Essa fase na China foi conhecida como o clico da mentira. As metas finais para os condados (quem realmente fazia o serviço) eram absurdamente maiores que o necessário e completamente irreais. O próprio país se perdeu em sua mentira e 30 milhões de pessoas morreram de fome em dois anos.

Como isso não é um livro de história, vou tentar ser o mais breve possível para explicar as causas desse tremendo fracasso. Foram basicamente três:

1) As pessoas começaram a se focar em aço, saíram das plantações e muita coisa foi perdida. Já li relatos emocionantes sobre isso, como uma “chuva” de algodão em uma cidade devido simplesmente ao fato de ninguém lembrar de colher o algodão...
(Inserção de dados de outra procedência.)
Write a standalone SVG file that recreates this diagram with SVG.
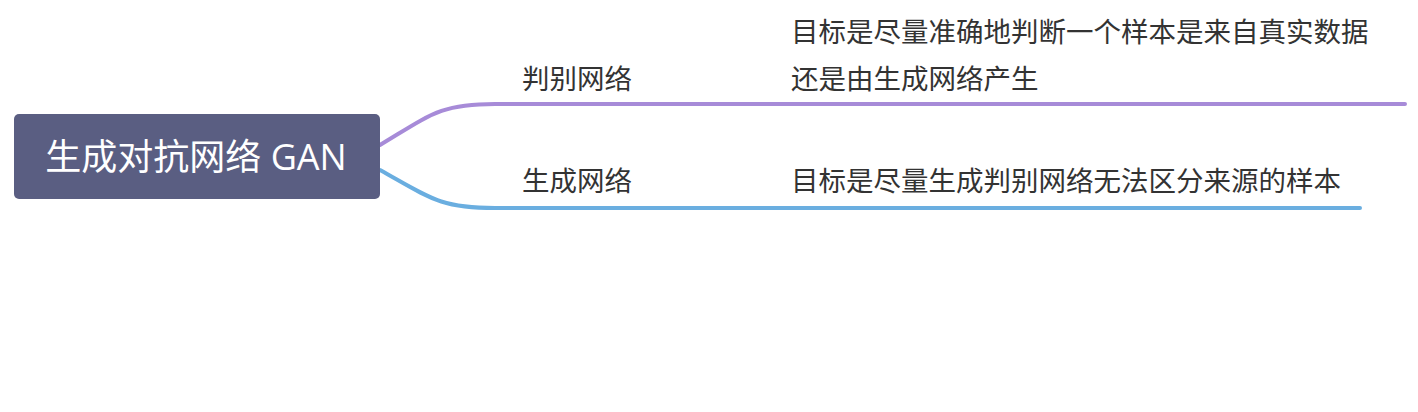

2) Na mesma época, Mao decide acirrar ainda mais o comunismo e torna público as fazendas e os animais. Sem incentivo, ninguém liga se o gado foge ou se a plantação está ruim. Afinal, ninguém tem vantagem alguma em se esforçar – irão ganhar a mesma coisa.

3) Todo mundo tinha medo de falar que os números não estavam sendo atingidos ou eram irreais. A Revolução Cultural humilhava e matava qualquer inimigo do governo. Milhões de ativistas ainda sem barba eram responsáveis pelo julgamento. Só livros e idéias de Mao eram aceitos. Quem seria o pessimista para dizer que o plano de Mao não estava funcionando?

Se você não entendeu a relação com as empresas de hoje, deixe-me reduzir ainda mais as três principais causas do fracasso do “Grande Passo para Frente”.

1) Metas Irreais.

2) Falta de incentivo e mudança não-planejada (sem esperar o resultado de outra).

3) Medo ou falta de interesse em dar feedback.

Fui claro? Quase todas as empresas que conheço acabam caindo em um ou mais pontos acima.

Mas, bem, o que você tem a ver com isso? Seja você dono de empresa, gerente ou gerenciado, você pode fazer a sua parte para não cair no mesmo erro.

1) Confie em seus funcionários. Divulgue a meta e prazos oficiais. Não exija as coisas dois dias antes com medo que eles atrasem um dia. Crie e alimente uma relação de confiança. É muito mais saudável.

2) Incentivo é essencial. Se não consegue fazê-lo em dinheiro, faça em termos de qualidade de vida, ambiente de trabalho ou qualquer outra coisa. Por exemplo, porque não criar um programa em que, um dia por mês, sua equipe trabalha de casa? Ademais, espere o resultado de uma mudança para então começar outra.

3) Faça reuniões mensais com seus gerenciados e colegas. No fim de cada reunião, faça sempre a pergunta “Você tem algum feedback para mim? Estou fazendo alguma coisa ruim? Alguma coisa boa?”. Se você não criar essa abertura, nem você saberá dos seus erros.

Já me estendi demais hoje, mas queria compartilhar com vocês essas pequenas lições chinesas que me vieram à cabeça (talvez seja o sapo que tenha comido no almoço).

Agora você está avisado. Se um dia entrarem em sua sala, lhe declararem inimigo dos funcionários e lhe derem uma surra, não diga que não lhe avisei.